▸ **Extracted records**
○ ○ ○
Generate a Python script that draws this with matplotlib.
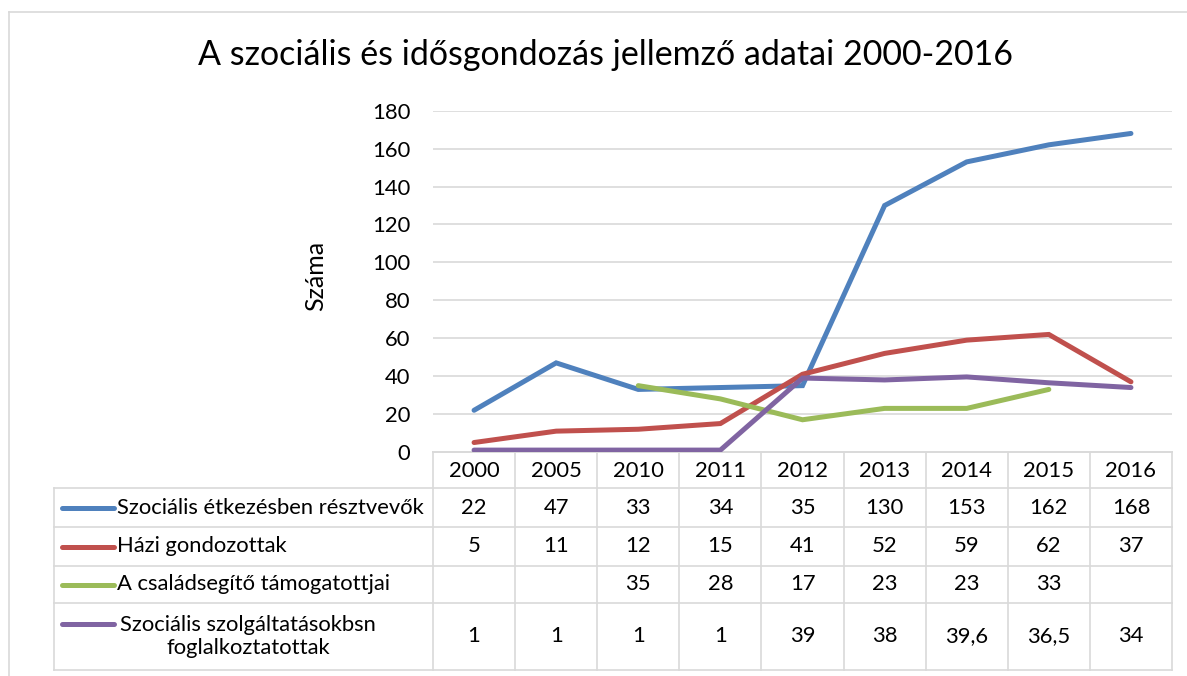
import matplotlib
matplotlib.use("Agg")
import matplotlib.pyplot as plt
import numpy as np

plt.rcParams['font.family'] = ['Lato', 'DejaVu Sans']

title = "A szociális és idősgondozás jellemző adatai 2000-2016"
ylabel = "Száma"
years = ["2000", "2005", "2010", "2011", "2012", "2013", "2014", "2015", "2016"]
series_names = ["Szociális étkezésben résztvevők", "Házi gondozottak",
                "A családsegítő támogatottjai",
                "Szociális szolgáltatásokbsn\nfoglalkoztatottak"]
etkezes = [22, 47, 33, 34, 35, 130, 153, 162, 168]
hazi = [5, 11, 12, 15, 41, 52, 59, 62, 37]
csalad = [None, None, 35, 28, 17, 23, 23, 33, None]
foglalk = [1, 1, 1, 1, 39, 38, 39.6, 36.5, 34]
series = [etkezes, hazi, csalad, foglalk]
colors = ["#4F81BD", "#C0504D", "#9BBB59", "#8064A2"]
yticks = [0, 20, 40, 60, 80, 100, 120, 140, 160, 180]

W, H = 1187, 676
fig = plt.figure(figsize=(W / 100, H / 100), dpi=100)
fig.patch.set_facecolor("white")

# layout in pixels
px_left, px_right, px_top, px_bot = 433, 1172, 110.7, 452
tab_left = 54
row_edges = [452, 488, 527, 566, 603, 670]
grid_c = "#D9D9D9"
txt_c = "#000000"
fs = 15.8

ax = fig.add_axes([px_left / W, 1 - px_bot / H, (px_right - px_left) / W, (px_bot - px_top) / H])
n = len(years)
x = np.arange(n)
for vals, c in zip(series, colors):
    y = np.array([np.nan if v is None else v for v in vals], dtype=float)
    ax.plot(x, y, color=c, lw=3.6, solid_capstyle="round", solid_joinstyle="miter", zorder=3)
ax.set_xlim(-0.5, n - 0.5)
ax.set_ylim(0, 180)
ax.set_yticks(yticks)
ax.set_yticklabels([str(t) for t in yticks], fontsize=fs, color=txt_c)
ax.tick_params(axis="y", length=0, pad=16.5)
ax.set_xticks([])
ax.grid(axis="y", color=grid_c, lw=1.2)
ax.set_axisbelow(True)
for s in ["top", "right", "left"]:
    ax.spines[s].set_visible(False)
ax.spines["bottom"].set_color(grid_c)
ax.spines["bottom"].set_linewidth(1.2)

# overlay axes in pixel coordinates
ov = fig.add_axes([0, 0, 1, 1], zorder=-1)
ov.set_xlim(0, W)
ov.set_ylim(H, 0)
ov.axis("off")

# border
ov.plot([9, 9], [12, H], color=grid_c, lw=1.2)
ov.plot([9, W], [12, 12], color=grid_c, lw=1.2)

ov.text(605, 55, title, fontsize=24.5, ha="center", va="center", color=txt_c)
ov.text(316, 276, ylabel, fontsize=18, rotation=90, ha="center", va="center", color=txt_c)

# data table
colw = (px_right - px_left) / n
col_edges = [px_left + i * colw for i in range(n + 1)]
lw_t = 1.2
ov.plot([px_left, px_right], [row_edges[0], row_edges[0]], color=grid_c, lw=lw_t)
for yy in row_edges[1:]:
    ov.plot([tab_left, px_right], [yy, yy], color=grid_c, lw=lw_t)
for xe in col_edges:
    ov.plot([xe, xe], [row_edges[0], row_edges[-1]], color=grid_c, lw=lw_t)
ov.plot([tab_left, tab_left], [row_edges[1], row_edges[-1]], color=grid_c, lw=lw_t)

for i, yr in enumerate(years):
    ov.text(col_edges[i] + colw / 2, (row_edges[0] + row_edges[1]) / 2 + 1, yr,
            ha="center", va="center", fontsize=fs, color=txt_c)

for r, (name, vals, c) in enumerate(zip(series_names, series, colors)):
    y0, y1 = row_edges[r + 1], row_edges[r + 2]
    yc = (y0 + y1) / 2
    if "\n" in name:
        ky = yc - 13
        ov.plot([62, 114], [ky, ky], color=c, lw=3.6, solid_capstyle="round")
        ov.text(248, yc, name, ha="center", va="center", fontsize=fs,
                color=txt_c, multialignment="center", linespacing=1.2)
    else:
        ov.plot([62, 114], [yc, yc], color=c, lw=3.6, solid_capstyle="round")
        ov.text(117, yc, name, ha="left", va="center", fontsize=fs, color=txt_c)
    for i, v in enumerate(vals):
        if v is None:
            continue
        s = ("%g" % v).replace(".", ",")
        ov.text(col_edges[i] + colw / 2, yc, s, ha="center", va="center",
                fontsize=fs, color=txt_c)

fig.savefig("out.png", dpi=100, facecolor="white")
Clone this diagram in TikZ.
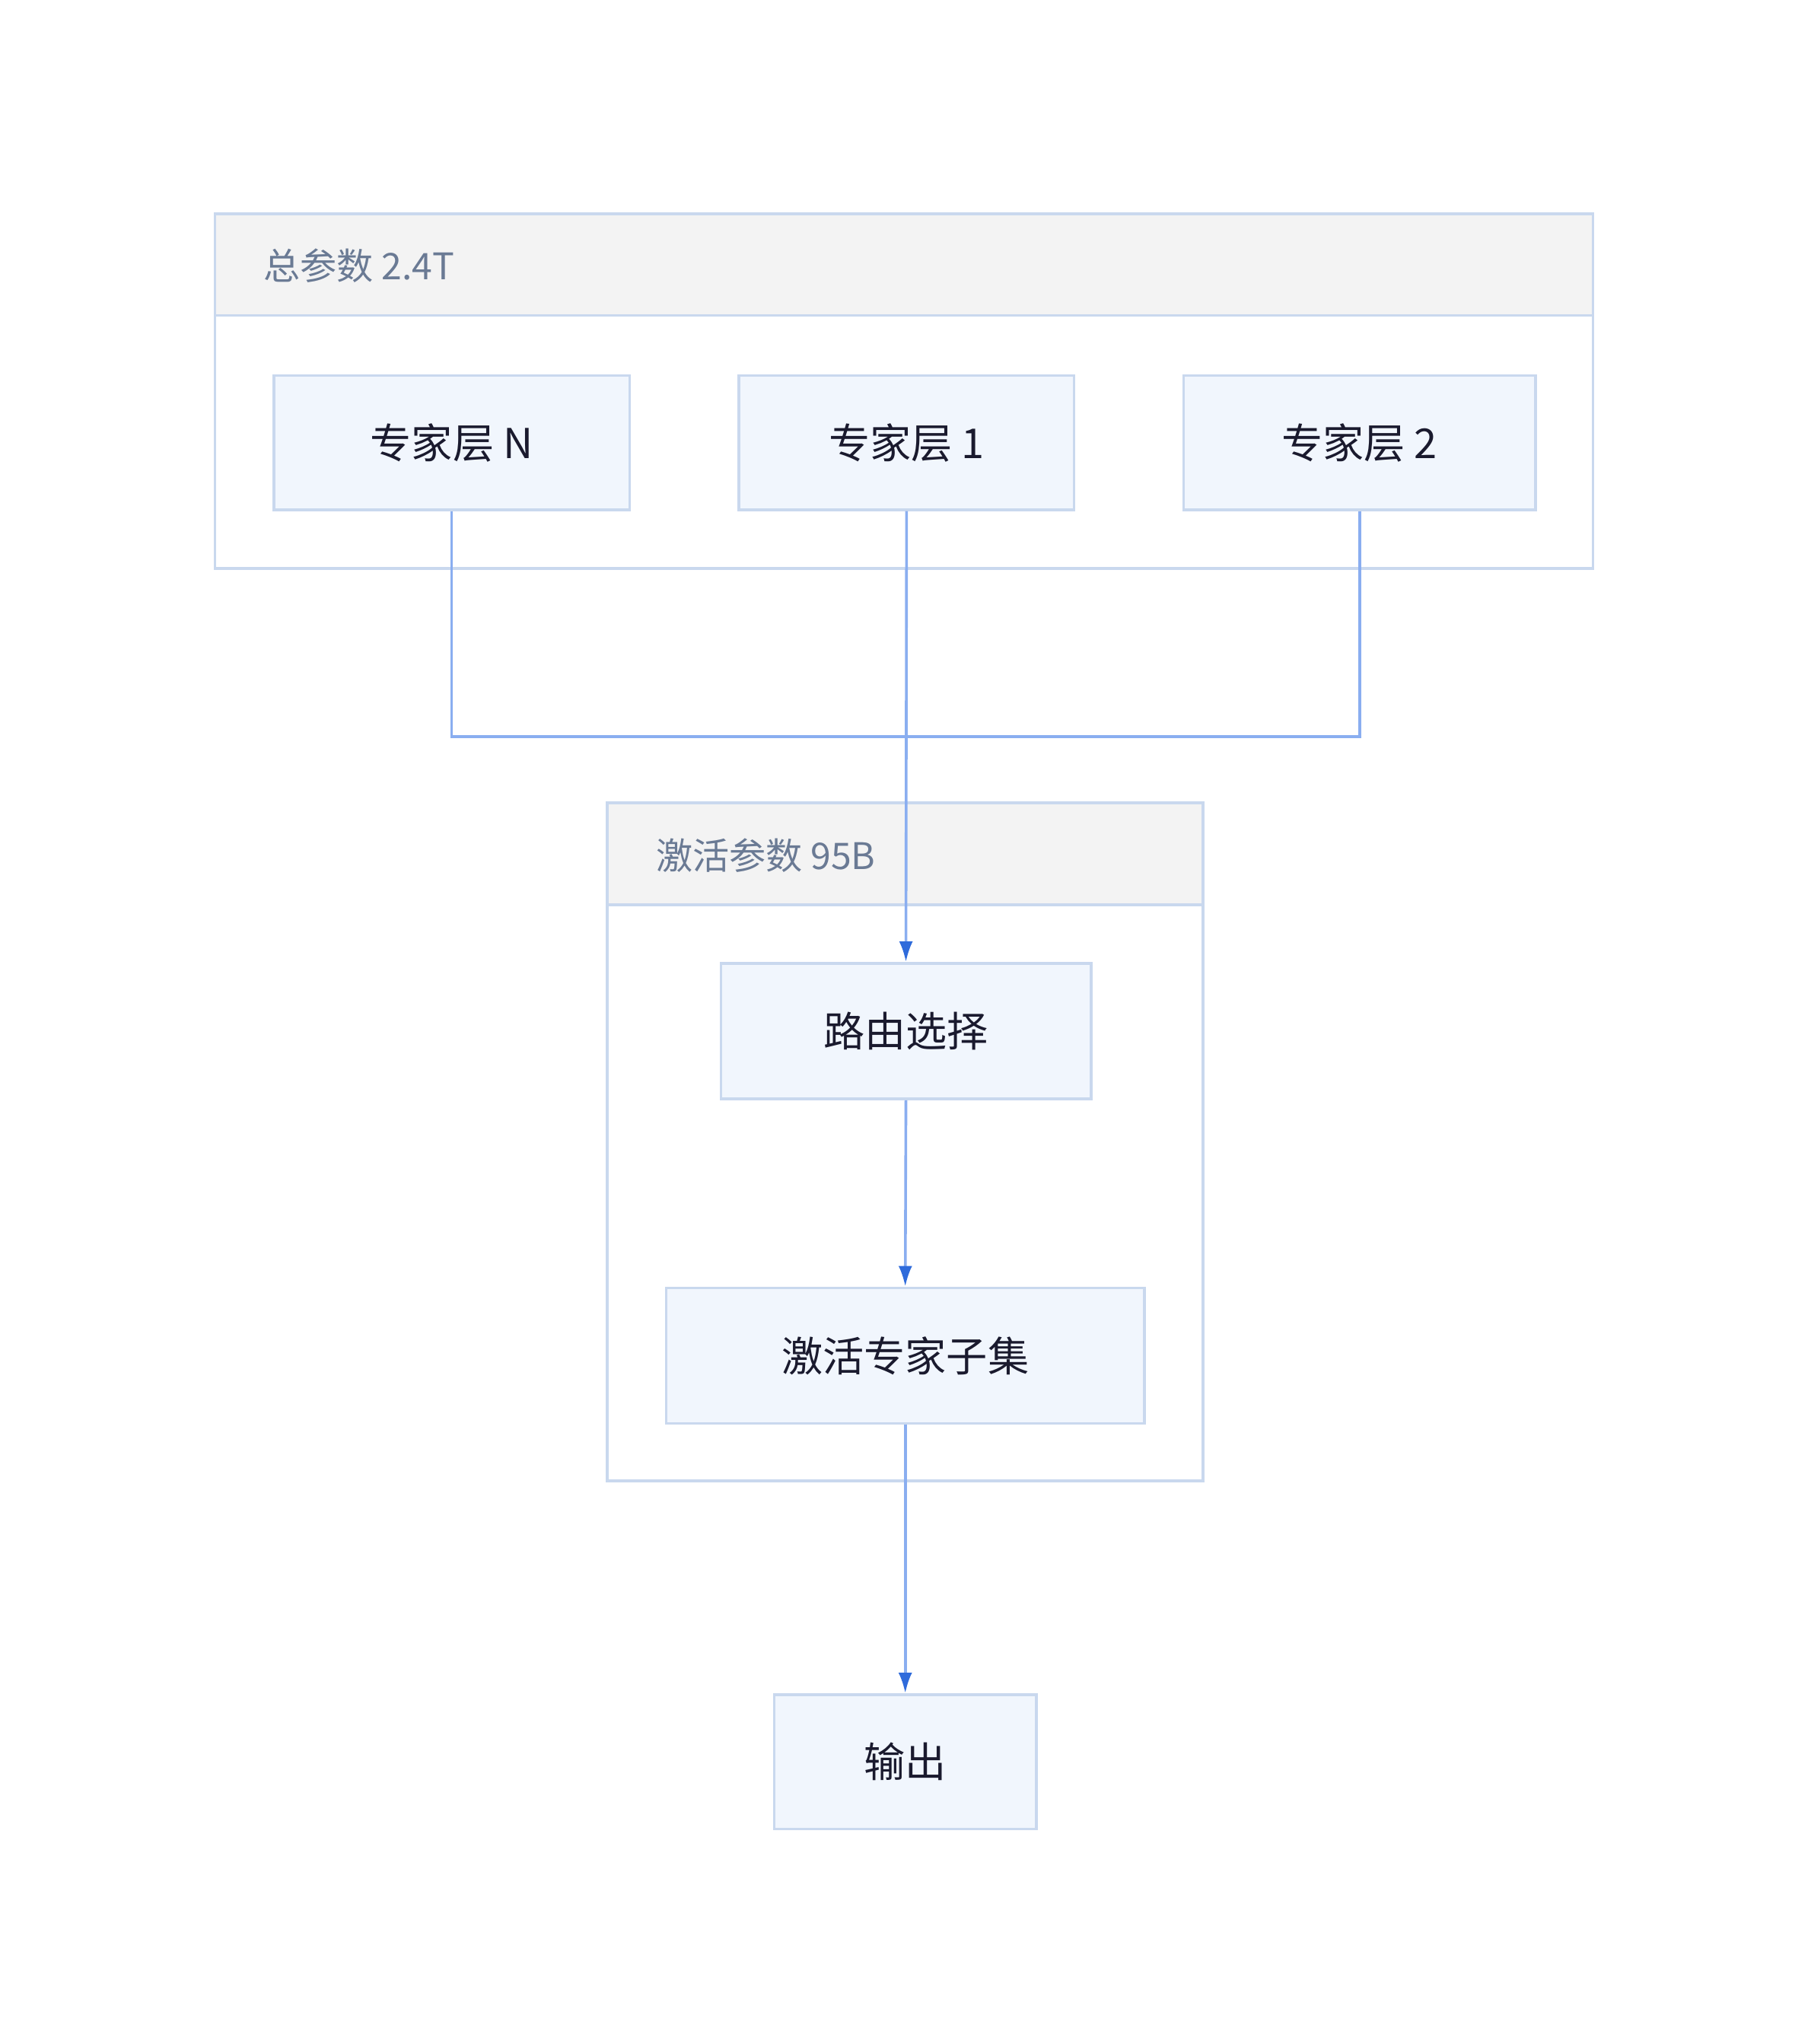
○ ○ ○
▸ **Task to carry out**
The word "this" may turn up on some lines of these records; say how many, with no other words.

▸ **Full response**
2